末摘花さん、ごめんなさいと言う感じ・・・
その中でも見事な黒髪を褒めあげているのは立派です。
この当時の髪は女の命、美人の象徴でもあったわけですから救いを感じます。
源氏の怖いもの見たさの結末が、ただ「むむ」とうち笑ひて、では源氏も返す言葉なく 出でたまひぬ より他はなさそうですね。
ありがとうございます。
この段の描写をどう評価するのか、意見が分かれるところかと思います。私は好きじゃありません。あまり読みたくない場面です。
1.雪の朝。
折しも今朝は0度に近く震えながら起き出しました。当時暖房はおろか閨には火の気もなかった筈で、雪降る夜によくコトに及ぶようなことができたものだと感心します。肌と肌で温めあうというのはあったかも知れませんがね、、、。
(雪の降る夜の逢瀬の場面はここと宇治十帖・浮舟のところでしょうか)
2.を背長に見えたまふに
本テキストは脚注7で「玉の小櫛」に従って「背まがり」と解釈しているがいかがなものだろうか。
寂聴さんも円地文子も胴長と訳しているしそれが普通ではないでしょうか。
まあしゃんとしてなくて猫背だったのかも知れませんがそこまで解釈しなくてもねぇ。
3.普賢菩薩の乗物
象は当時日本には未だ持ち込まれておらず作者も実物は見たことなかったわけだが、文献なんかで「鼻が長い動物」として知られていたのでしょう。

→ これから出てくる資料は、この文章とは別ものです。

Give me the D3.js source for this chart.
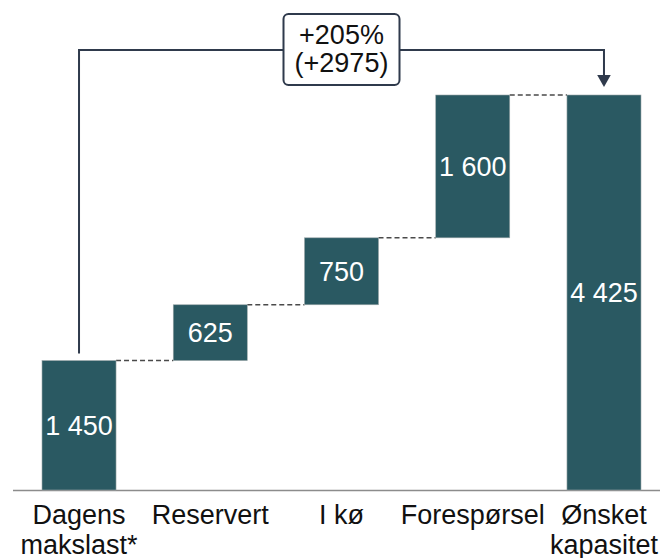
<!DOCTYPE html>
<html>
<head>
<meta charset="utf-8">
<script src="https://cdn.jsdelivr.net/npm/d3@7"></script>
<style>
  html, body { margin: 0; padding: 0; background: #fff; }
  svg { display: block; }
  text { font-family: "Liberation Sans", Arial, sans-serif; }
</style>
</head>
<body>
<svg id="chart" width="660" height="558"></svg>
<script>
// ---- data ----
const categories = ["Dagens makslast*", "Reservert", "I kø", "Forespørsel", "Ønsket kapasitet"];
const categoryLines = [["Dagens", "makslast*"], ["Reservert"], ["I kø"], ["Forespørsel"], ["Ønsket", "kapasitet"]];
const values = [1450, 625, 750, 1600, 4425];
const barTypes = ["total", "delta", "delta", "delta", "total"];
const changeLabel = ["+205%", "(+2975)"];

// ---- layout ----
const W = 660, H = 558;
const baseY = 490, topY = 95;
const barColor = "#2a5962";
const navy = "#2f3a4c";
const fs = 27;

const svg = d3.select("#chart");

const x = d3.scaleBand()
  .domain(categories)
  .range([13.4, 669.6])
  .paddingInner(0.436)
  .paddingOuter(0.218);

const y = d3.scaleLinear()
  .domain([0, d3.max(values)])
  .range([baseY, topY]);

const locale = d3.formatLocale({ decimal: ",", thousands: "\u00a0", grouping: [3], currency: ["", " kr"] });
const fmt = locale.format(",d");

// compute waterfall segments
let cum = 0;
const segs = categories.map((c, i) => {
  let start, end;
  if (barTypes[i] === "total") { start = 0; end = values[i]; cum = values[i]; }
  else { start = cum; end = cum + values[i]; cum = end; }
  return { cat: c, start, end, value: values[i] };
});

// axis baseline
svg.append("line")
  .attr("x1", 13).attr("x2", W)
  .attr("y1", y(0) + 0.5).attr("y2", y(0) + 0.5)
  .attr("stroke", "#8c8c8c").attr("stroke-width", 1.5);

// connectors
segs.forEach((s, i) => {
  if (i === segs.length - 1) return;
  const nxt = segs[i + 1];
  svg.append("line")
    .attr("x1", x(s.cat) + x.bandwidth())
    .attr("x2", x(nxt.cat))
    .attr("y1", y(s.end)).attr("y2", y(s.end))
    .attr("stroke", "#4a4a4a").attr("stroke-width", 1.5)
    .attr("stroke-dasharray", "5,3");
});

// bars
svg.selectAll("rect.bar").data(segs).enter().append("rect")
  .attr("class", "bar")
  .attr("x", d => x(d.cat))
  .attr("width", x.bandwidth())
  .attr("y", d => y(Math.max(d.start, d.end)))
  .attr("height", d => Math.abs(y(d.start) - y(d.end)))
  .attr("fill", barColor)
  .attr("stroke", "#9aa6a8").attr("stroke-width", 0.6);

// value labels
svg.selectAll("text.val").data(segs).enter().append("text")
  .attr("class", "val")
  .attr("x", d => x(d.cat) + x.bandwidth() / 2)
  .attr("y", d => (y(d.start) + y(d.end)) / 2 + 9.5)
  .attr("text-anchor", "middle")
  .attr("fill", "#ffffff")
  .attr("font-size", fs)
  .text(d => fmt(d.value));

// category labels
categories.forEach((c, i) => {
  const t = svg.append("text")
    .attr("x", x(c) + x.bandwidth() / 2)
    .attr("y", 524)
    .attr("text-anchor", "middle")
    .attr("fill", "#111")
    .attr("font-size", fs);
  categoryLines[i].forEach((ln, j) => {
    t.append("tspan")
      .attr("x", x(c) + x.bandwidth() / 2)
      .attr("y", 524 + j * 29.5)
      .text(ln);
  });
});

// bracket
const x0 = x(categories[0]) + x.bandwidth() / 2;
const x1 = x(categories[categories.length - 1]) + x.bandwidth() / 2;
const bY = y(d3.max(values)) - 45;
const startY = y(values[0]) - 7;
const arrowTip = y(d3.max(values)) - 8;
svg.append("path")
  .attr("d", `M${x0},${startY} V${bY} H${x1} V${arrowTip - 10}`)
  .attr("fill", "none").attr("stroke", navy).attr("stroke-width", 2);
svg.append("path")
  .attr("d", `M${x1 - 6.8},${arrowTip - 12} L${x1 + 6.8},${arrowTip - 12} L${x1},${arrowTip} Z`)
  .attr("fill", navy);

// change label box
const cx = (x0 + x1) / 2;
svg.append("rect")
  .attr("x", cx - 58).attr("y", 14)
  .attr("width", 116).attr("height", 71)
  .attr("rx", 5).attr("ry", 5)
  .attr("fill", "#fff").attr("stroke", navy).attr("stroke-width", 2);
changeLabel.forEach((ln, j) => {
  svg.append("text")
    .attr("x", cx).attr("y", 44 + j * 28)
    .attr("text-anchor", "middle")
    .attr("fill", "#111")
    .attr("font-size", fs)
    .text(ln);
});
</script>
</body>
</html>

それにしても「普賢菩薩の乗物とおぼゆ」とは傑作じゃありませんか。
を背長に見えたまふ は リンボウ先生も座高が高く胴長と訳しておられます。
素人考えでも胴長が素直な解釈だと思いますけど・・・
普賢菩薩の乗物 巻末付録P277を読んでみました。
仏典から引用されているのですね。
漢籍だけではなく史書 仏典にまで及ぶ紫式部の博識にはただただ驚くばかりです。
鼻の先端の蓮華が茎、華ともに真紅のもの(奈良国立博物館に普賢菩薩羅刹女像)があるそうですが見落としました。
正倉院展の時に仏像館も鑑賞したのですが気づきませんでした。
もう少しここの所、注意深く読んでいればよかったと思います。
なるほど白象でも鼻が赤く描かれているのがあるのですね。
最初何故「普賢菩薩の乗物」などと言うのか、「象の鼻のようだ」でいいのではないかと思ったのですが、赤色のことも言いたかったのですね。
天狗の鼻は赤いけど垂れ下がってはいないし、赤鼻と言えばトナカイだけど鼻は高くありませんものね→関係ないか。